What is being asked — Drop the images; return everything else in the listing below exactly.

━━━━━━━━━━━━━━━━

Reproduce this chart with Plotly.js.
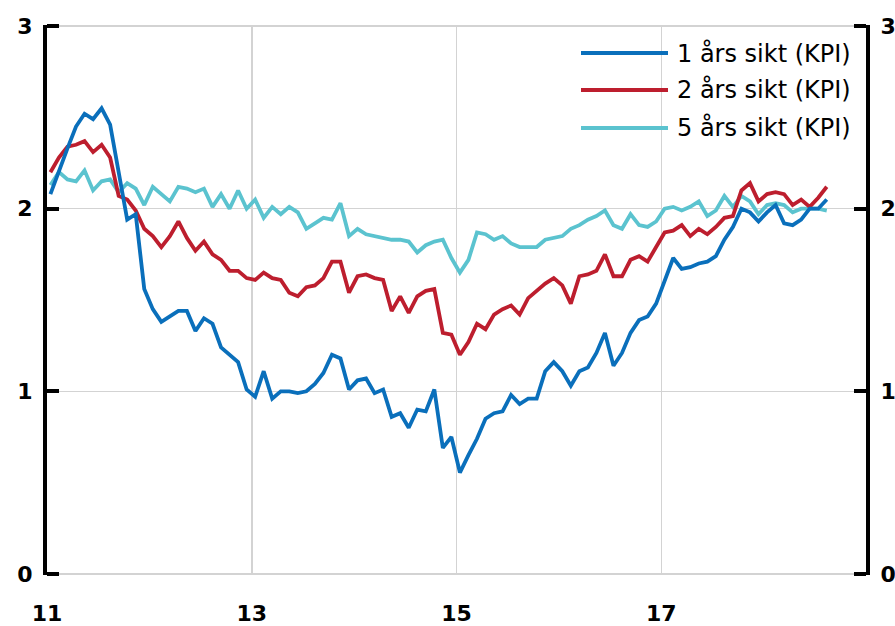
<!DOCTYPE html>
<html>
<head>
<meta charset="utf-8">
<script src="https://cdn.plot.ly/plotly-3.0.1.min.js"></script>
<style>html,body{margin:0;padding:0;background:#fff}#chart{width:895px;height:626px}</style>
</head>
<body>
<div id="chart"></div>
<script>
// Monthly observations, Jan 2011 - Aug 2018
const startYear = 11;
const seriesNames = ['1 års sikt (KPI)', '2 års sikt (KPI)', '5 års sikt (KPI)'];
const xTickVals = [11, 13, 15, 17];
const xTickText = ['11', '13', '15', '17'];
const yTickVals = [0, 1, 2, 3];

const oneYear = [
  2.08, 2.21, 2.33, 2.45, 2.52, 2.49, 2.55, 2.46, 2.20, 1.94, 1.97, 1.56,
  1.45, 1.38, 1.41, 1.44, 1.44, 1.33, 1.40, 1.37, 1.24, 1.20, 1.16, 1.01,
  0.97, 1.11, 0.96, 1.00, 1.00, 0.99, 1.00, 1.04, 1.10, 1.20, 1.18, 1.01,
  1.06, 1.07, 0.99, 1.01, 0.86, 0.88, 0.80, 0.90, 0.89, 1.01, 0.69, 0.75,
  0.555, 0.65, 0.74, 0.85, 0.88, 0.89, 0.98, 0.93, 0.96, 0.96, 1.11, 1.16,
  1.11, 1.03, 1.11, 1.13, 1.21, 1.32, 1.14, 1.21, 1.32, 1.39, 1.41, 1.48,
  1.60, 1.73, 1.67, 1.68, 1.70, 1.71, 1.74, 1.83, 1.90, 2.00, 1.98, 1.93,
  1.98, 2.02, 1.92, 1.91, 1.94, 2.00, 2.00, 2.05
];
const twoYear = [
  2.20, 2.28, 2.34, 2.35, 2.37, 2.31, 2.35, 2.28, 2.07, 2.05, 1.99, 1.89,
  1.85, 1.79, 1.85, 1.93, 1.84, 1.77, 1.82, 1.75, 1.72, 1.66, 1.66, 1.62,
  1.61, 1.65, 1.62, 1.61, 1.54, 1.52, 1.57, 1.58, 1.62, 1.71, 1.71, 1.54,
  1.63, 1.64, 1.62, 1.61, 1.44, 1.52, 1.43, 1.52, 1.55, 1.56, 1.32, 1.31,
  1.20, 1.27, 1.37, 1.34, 1.42, 1.45, 1.47, 1.42, 1.51, 1.55, 1.59, 1.62,
  1.58, 1.48, 1.63, 1.64, 1.66, 1.75, 1.63, 1.63, 1.72, 1.74, 1.71, 1.79,
  1.87, 1.88, 1.91, 1.85, 1.89, 1.86, 1.90, 1.95, 1.96, 2.10, 2.14, 2.04,
  2.08, 2.09, 2.08, 2.02, 2.05, 2.01, 2.06, 2.12
];
const fiveYear = [
  2.13, 2.20, 2.16, 2.15, 2.21, 2.10, 2.15, 2.16, 2.09, 2.14, 2.11, 2.02,
  2.12, 2.08, 2.04, 2.12, 2.11, 2.09, 2.11, 2.01, 2.08, 2.00, 2.10, 2.00,
  2.05, 1.95, 2.01, 1.97, 2.01, 1.98, 1.89, 1.92, 1.95, 1.94, 2.03, 1.85,
  1.89, 1.86, 1.85, 1.84, 1.83, 1.83, 1.82, 1.76, 1.80, 1.82, 1.83, 1.73,
  1.65, 1.72, 1.87, 1.86, 1.83, 1.85, 1.81, 1.79, 1.79, 1.79, 1.83, 1.84,
  1.85, 1.89, 1.91, 1.94, 1.96, 1.99, 1.91, 1.89, 1.97, 1.91, 1.90, 1.93,
  2.00, 2.01, 1.99, 2.01, 2.04, 1.96, 1.99, 2.07, 2.01, 2.07, 2.04, 1.97,
  2.02, 2.03, 2.02, 1.98, 2.00, 2.00, 2.00, 1.99
];

const colors = ['#0a6fbb', '#bd1e2e', '#5bc3cf'];
const months = oneYear.map((_, i) => startYear + (i + 0.4) / 12);

const plotLeft = 47, plotRight = 866, plotTop = 25, plotBottom = 575;
const W = 895, H = 626;
const px2paperX = p => (p - plotLeft) / (plotRight - plotLeft);
const px2paperY = p => (plotBottom - p) / (plotBottom - plotTop);

const allSeries = [oneYear, twoYear, fiveYear];
const order = [2, 1, 0];
const traces = order.map(k => ({
  x: months, y: allSeries[k], type: 'scatter', mode: 'lines',
  name: seriesNames[k], line: {color: colors[k], width: 3.8},
  showlegend: false, hoverinfo: 'skip'
}));
// invisible copy on the right-hand axis so that axis is drawn
traces.push({x: months, y: fiveYear, yaxis: 'y2', type: 'scatter', mode: 'lines',
  line: {color: 'rgba(0,0,0,0)', width: 0}, showlegend: false, hoverinfo: 'skip'});

const legendRowsPx = [53, 90, 128];
const shapes = [], annotations = [];
seriesNames.forEach((nm, k) => {
  const yy = px2paperY(legendRowsPx[k]);
  shapes.push({type: 'line', xref: 'paper', yref: 'paper',
    x0: px2paperX(581), x1: px2paperX(668), y0: yy, y1: yy,
    line: {color: colors[k], width: 4}});
  annotations.push({xref: 'paper', yref: 'paper', x: px2paperX(675), y: yy,
    xanchor: 'left', yanchor: 'middle', showarrow: false, text: nm,
    font: {family: 'DejaVu Sans', size: 24, color: '#000'}});
});

const yRange = [-0.006, 3.006];
const tickFont = {family: 'DejaVu Sans', size: 22, color: '#000', weight: 'bold'};
const layout = {
  width: W, height: H,
  margin: {l: plotLeft, r: W - plotRight, t: plotTop, b: H - plotBottom, pad: 0},
  paper_bgcolor: '#fff', plot_bgcolor: '#fff',
  showlegend: false,
  xaxis: {range: [11, 19], tickmode: 'array', tickvals: xTickVals, ticktext: xTickText,
    showgrid: true, gridcolor: '#d3d3d3', gridwidth: 1.5, zeroline: false,
    showline: false, ticks: '', tickfont: tickFont, ticklabelstandoff: 23, fixedrange: true},
  yaxis: {range: yRange, tickmode: 'array', tickvals: yTickVals,
    showgrid: true, gridcolor: '#d3d3d3', gridwidth: 1.5, zeroline: false,
    showline: true, linecolor: '#000', linewidth: 4,
    ticks: 'inside', ticklen: 12, tickwidth: 4, tickcolor: '#000',
    tickfont: tickFont, ticklabelstandoff: 6, fixedrange: true},
  yaxis2: {range: yRange, tickmode: 'array', tickvals: yTickVals, overlaying: 'y', side: 'right',
    anchor: 'x', showgrid: false, zeroline: false,
    showline: true, linecolor: '#000', linewidth: 4,
    ticks: 'inside', ticklen: 12, tickwidth: 4, tickcolor: '#000',
    tickfont: tickFont, ticklabelstandoff: 6, fixedrange: true},
  shapes: shapes, annotations: annotations
};

Plotly.newPlot('chart', traces, layout, {staticPlot: true, displayModeBar: false});
</script>
</body>
</html>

━━━━━━━━━━━━━━━━

Full output —
Reproduce this chart with Plotly.js.
<!DOCTYPE html>
<html>
<head>
<meta charset="utf-8">
<script src="https://cdn.plot.ly/plotly-3.0.1.min.js"></script>
<style>html,body{margin:0;padding:0;background:#fff}#chart{width:895px;height:626px}</style>
</head>
<body>
<div id="chart"></div>
<script>
// Monthly observations, Jan 2011 - Aug 2018
const startYear = 11;
const seriesNames = ['1 års sikt (KPI)', '2 års sikt (KPI)', '5 års sikt (KPI)'];
const xTickVals = [11, 13, 15, 17];
const xTickText = ['11', '13', '15', '17'];
const yTickVals = [0, 1, 2, 3];

const oneYear = [
  2.08, 2.21, 2.33, 2.45, 2.52, 2.49, 2.55, 2.46, 2.20, 1.94, 1.97, 1.56,
  1.45, 1.38, 1.41, 1.44, 1.44, 1.33, 1.40, 1.37, 1.24, 1.20, 1.16, 1.01,
  0.97, 1.11, 0.96, 1.00, 1.00, 0.99, 1.00, 1.04, 1.10, 1.20, 1.18, 1.01,
  1.06, 1.07, 0.99, 1.01, 0.86, 0.88, 0.80, 0.90, 0.89, 1.01, 0.69, 0.75,
  0.555, 0.65, 0.74, 0.85, 0.88, 0.89, 0.98, 0.93, 0.96, 0.96, 1.11, 1.16,
  1.11, 1.03, 1.11, 1.13, 1.21, 1.32, 1.14, 1.21, 1.32, 1.39, 1.41, 1.48,
  1.60, 1.73, 1.67, 1.68, 1.70, 1.71, 1.74, 1.83, 1.90, 2.00, 1.98, 1.93,
  1.98, 2.02, 1.92, 1.91, 1.94, 2.00, 2.00, 2.05
];
const twoYear = [
  2.20, 2.28, 2.34, 2.35, 2.37, 2.31, 2.35, 2.28, 2.07, 2.05, 1.99, 1.89,
  1.85, 1.79, 1.85, 1.93, 1.84, 1.77, 1.82, 1.75, 1.72, 1.66, 1.66, 1.62,
  1.61, 1.65, 1.62, 1.61, 1.54, 1.52, 1.57, 1.58, 1.62, 1.71, 1.71, 1.54,
  1.63, 1.64, 1.62, 1.61, 1.44, 1.52, 1.43, 1.52, 1.55, 1.56, 1.32, 1.31,
  1.20, 1.27, 1.37, 1.34, 1.42, 1.45, 1.47, 1.42, 1.51, 1.55, 1.59, 1.62,
  1.58, 1.48, 1.63, 1.64, 1.66, 1.75, 1.63, 1.63, 1.72, 1.74, 1.71, 1.79,
  1.87, 1.88, 1.91, 1.85, 1.89, 1.86, 1.90, 1.95, 1.96, 2.10, 2.14, 2.04,
  2.08, 2.09, 2.08, 2.02, 2.05, 2.01, 2.06, 2.12
];
const fiveYear = [
  2.13, 2.20, 2.16, 2.15, 2.21, 2.10, 2.15, 2.16, 2.09, 2.14, 2.11, 2.02,
  2.12, 2.08, 2.04, 2.12, 2.11, 2.09, 2.11, 2.01, 2.08, 2.00, 2.10, 2.00,
  2.05, 1.95, 2.01, 1.97, 2.01, 1.98, 1.89, 1.92, 1.95, 1.94, 2.03, 1.85,
  1.89, 1.86, 1.85, 1.84, 1.83, 1.83, 1.82, 1.76, 1.80, 1.82, 1.83, 1.73,
  1.65, 1.72, 1.87, 1.86, 1.83, 1.85, 1.81, 1.79, 1.79, 1.79, 1.83, 1.84,
  1.85, 1.89, 1.91, 1.94, 1.96, 1.99, 1.91, 1.89, 1.97, 1.91, 1.90, 1.93,
  2.00, 2.01, 1.99, 2.01, 2.04, 1.96, 1.99, 2.07, 2.01, 2.07, 2.04, 1.97,
  2.02, 2.03, 2.02, 1.98, 2.00, 2.00, 2.00, 1.99
];

const colors = ['#0a6fbb', '#bd1e2e', '#5bc3cf'];
const months = oneYear.map((_, i) => startYear + (i + 0.4) / 12);

const plotLeft = 47, plotRight = 866, plotTop = 25, plotBottom = 575;
const W = 895, H = 626;
const px2paperX = p => (p - plotLeft) / (plotRight - plotLeft);
const px2paperY = p => (plotBottom - p) / (plotBottom - plotTop);

const allSeries = [oneYear, twoYear, fiveYear];
const order = [2, 1, 0];
const traces = order.map(k => ({
  x: months, y: allSeries[k], type: 'scatter', mode: 'lines',
  name: seriesNames[k], line: {color: colors[k], width: 3.8},
  showlegend: false, hoverinfo: 'skip'
}));
// invisible copy on the right-hand axis so that axis is drawn
traces.push({x: months, y: fiveYear, yaxis: 'y2', type: 'scatter', mode: 'lines',
  line: {color: 'rgba(0,0,0,0)', width: 0}, showlegend: false, hoverinfo: 'skip'});

const legendRowsPx = [53, 90, 128];
const shapes = [], annotations = [];
seriesNames.forEach((nm, k) => {
  const yy = px2paperY(legendRowsPx[k]);
  shapes.push({type: 'line', xref: 'paper', yref: 'paper',
    x0: px2paperX(581), x1: px2paperX(668), y0: yy, y1: yy,
    line: {color: colors[k], width: 4}});
  annotations.push({xref: 'paper', yref: 'paper', x: px2paperX(675), y: yy,
    xanchor: 'left', yanchor: 'middle', showarrow: false, text: nm,
    font: {family: 'DejaVu Sans', size: 24, color: '#000'}});
});

const yRange = [-0.006, 3.006];
const tickFont = {family: 'DejaVu Sans', size: 22, color: '#000', weight: 'bold'};
const layout = {
  width: W, height: H,
  margin: {l: plotLeft, r: W - plotRight, t: plotTop, b: H - plotBottom, pad: 0},
  paper_bgcolor: '#fff', plot_bgcolor: '#fff',
  showlegend: false,
  xaxis: {range: [11, 19], tickmode: 'array', tickvals: xTickVals, ticktext: xTickText,
    showgrid: true, gridcolor: '#d3d3d3', gridwidth: 1.5, zeroline: false,
    showline: false, ticks: '', tickfont: tickFont, ticklabelstandoff: 23, fixedrange: true},
  yaxis: {range: yRange, tickmode: 'array', tickvals: yTickVals,
    showgrid: true, gridcolor: '#d3d3d3', gridwidth: 1.5, zeroline: false,
    showline: true, linecolor: '#000', linewidth: 4,
    ticks: 'inside', ticklen: 12, tickwidth: 4, tickcolor: '#000',
    tickfont: tickFont, ticklabelstandoff: 6, fixedrange: true},
  yaxis2: {range: yRange, tickmode: 'array', tickvals: yTickVals, overlaying: 'y', side: 'right',
    anchor: 'x', showgrid: false, zeroline: false,
    showline: true, linecolor: '#000', linewidth: 4,
    ticks: 'inside', ticklen: 12, tickwidth: 4, tickcolor: '#000',
    tickfont: tickFont, ticklabelstandoff: 6, fixedrange: true},
  shapes: shapes, annotations: annotations
};

Plotly.newPlot('chart', traces, layout, {staticPlot: true, displayModeBar: false});
</script>
</body>
</html>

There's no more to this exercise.